Beggar’s Banquet, the album which was their best expression of how drugs and other excesses might lead to worldly wisdom (or at least an artful cynicism) was l in line with the general hedonism that was the hallmark of the hippie-movement, wherein one trusted the resilience of youth to bring them back from the edge they danced very close to: gross consumption and gratification of ones' senses was the by-word, and Banquet handily defined the period, albeit its dark, mean-humored side. Exile had the sound of a band whose high-living had caught up with them. This feeling, this sound, is a large part of what distinguishes this album from the albums that came before it. You might try actually listening to the album.” Torn and Frayed", "Stop Breaking Down", "Sweet Virginia", "Ventilator Blues", "Shine a Light", "Soul Survivor", even the bouncy and rocking "Happy" all, in their manner, reflect a sense of pausing, getting a breath, contemplating the ache at the end of long cycle of over-extension. These are not the same kinds of songs as earlier ones, ala "Satisfaction”,” Get off My Cloud", "Play With Fire", "Stupid Girl" or "Street Fighting' Man", potent rock and roll numbers that match a younger, more impatient and more arrogant psychology: the songs on Exile work so well precisely because the mood of the band was more somber, reflective, wizened with wear.

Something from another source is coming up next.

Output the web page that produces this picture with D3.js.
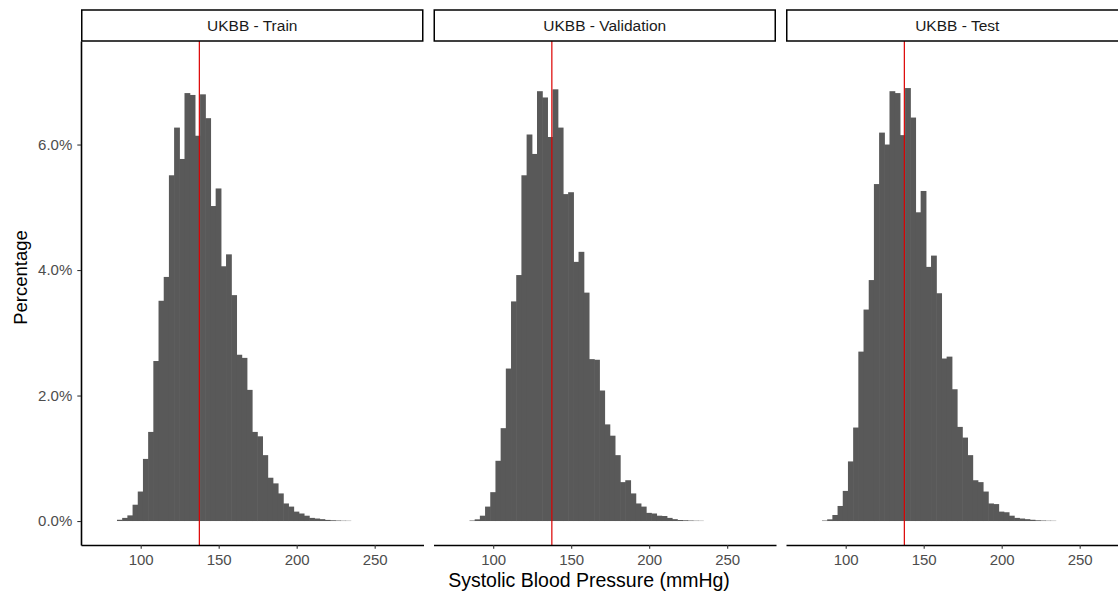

Jagger and Richards were at the peak of their craft on this set, and the songs have a tangible moodiness, a real set of expressions that add up to a more cautious, and increasingly wised-up world view that tacitly, and explicitly comprehends the fleeting quality of mortal life.

It’s not far to suggest that this album is the best album regarding the extended effect of decadence on a Bohemian community , along with Lou Reed’s blisteringly and cluster phobic Berlin. The production of Berlin fits the ideas: the characters are decadent, the city, and the period were decadent over all, and the production is, I think, suitable for the terrain Reed covers here. A big, thick wall-of-sound, Phil Spector filtered through Bertolt Brecht. Reed was writing about his own popular culture indirectly in the way he wrote of his fictional wastrels on Berlin, but the music and lyrics are etched from what he's done and witnessed. The production works, and this album is an underrated masterpiece from the Seventies. Berlin was controversial in my circle and resulted in heated debates and a couple of estranged friendships (and eventual reconciliations). It would provoke similar response today if it were dropped, brand new, on the younger generations that is too sensitive, too incurious , too smug and fatally lacking any sense of irony . Everything that gets said by anyone in the arts gets subjected to so many slanted qualifying exams that both Reed and this album would have been crucified, metaphorically at least, for daring to write about what he has actually seen and done and to use his gifts as narrator to present us with scenarios that presents the underworld as grim, sad, lonely, tragic and fatal. No one who considers themselves as part of the marginal classes wants to be discussed in terms that don't line up with the heroic folk lore currently in fashion. I think the record is a masterpiece and that it is literature in the vane of Burroughs, Brecht, Le Roi Jones, John Rechy, Harry Crews. There are no heroics the characters along this long dark road can resort to; it's life under the weight of the Leviathan.